Recently Indian renewable energy industry saw two major M&A transactions.

1. Sembcorp Industries (Sembcorp) acquired a 60% stake in Green Infra, a renewable energy company in India with a wind and solar portfolio, for Rs.10.6 billion. The asset portfolio of Green Infra at the time of acquisition was 516 MW of operational assets; more than 180 MW of under development projects with a vision to have 700MW on-the-ground by mid/late 2015 [most of these projects being under construction already]

Thus on a MW scale the acquisition works out to be 2.05 crores INR per MW [1060/516] if we consider only operational assets.

The acquisition seems more attractive with 700 MW; 1.51 crores INR per MW.

2. Another transaction was of Rajalakshmi Group purchasing 63MW of wind power from Hinduja Group flagship Ashok Leyland at Rs 170 crore.

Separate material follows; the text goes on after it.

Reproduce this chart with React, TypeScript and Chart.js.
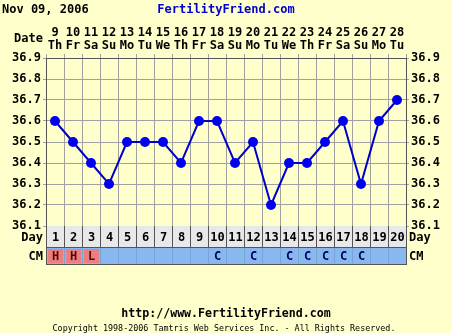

Here the acquisition cost per MW works out to be 2.70 crores INR

To make a detailed comparison, we may need more information on the operating assets of both the acquiree companies- PPA of each project, age of assets, operational expenses, debt,etc. Unfortunately not much information is available.

Ideally one would have a different cost/MW for already operational asset [further divided by age, revenue, debt and cash flow numbers] and a different cost/MW for under-construction.